The Augustine Panel

Five years later, what does it think about SLS?

The country, with NASA’s budget, simply can’t afford to build a large rocket that will fly infrequently and cost as much as $2-$3 billion a year to maintain, Greason said.

“It’s hard for me, I personally haven’t been able to find a scenario in which a government funded and operated launch system, for which the government is the only customer, is a rational approach given the current budgets.

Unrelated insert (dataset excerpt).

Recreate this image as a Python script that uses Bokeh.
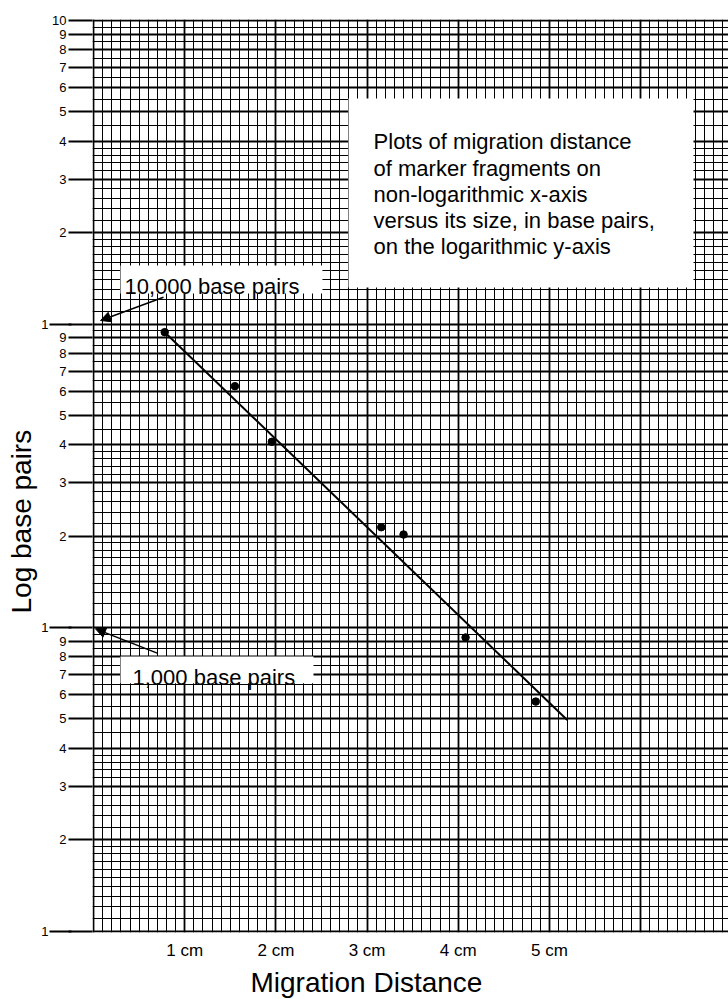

“Is that because I’m against big rockets? Of course not. But maintaining rocket production lines is a very expensive proposition. Trying to open another production line for a rocket that has almost no customers is a difficult thing for me to explain. The one argument I have heard that, if it were true, I would buy, is that there are no other ways to explore. I would buy that, but I don’t think it’s true.”

It’s not true.

2 thoughts on “The Augustine Panel”

  1. Excellent quote.

    “Is that because I’m against big rockets? Of course not. But maintaining rocket production lines is a very expensive proposition. Trying to open another production line for a rocket that has almost no customers is a difficult thing for me to explain.”

    This.

    “The one argument I have heard that, if it were true, I would buy, is that there are no other ways to explore. I would buy that, but I don’t think it’s true.”

    And this.

  2. That link in the article to Greason’s speech was really awesome:
    http://www.nss.org/resources/library/videos/ISDC11greason.html

    I have been in favor of such an approach i.e. space hopping for a long time. All large historical colonization efforts I can remember happened in that way. e.g. the Spanish developed the Canary Islands before going to the New World, the Portuguese developed the Azores before going to the New World, just look at Colombus’s routes and you will figure out that without those early settlements the voyage to the Americas would probably have been impossible with those resources. The Pacific Islanders developed an even more extreme version of this where they not only used the settlements to repair their boats and restock consumables but they actually constructed boats using local materials as well. Local propellant extraction and production can make this vision possible and if the propellants end up being LOX/LH2 or LOX/Hydrocarbon it also becomes possible to synthesize breathable oxygen or water in a pinch without resorting to a lot of expensive closed-cycle recycling systems.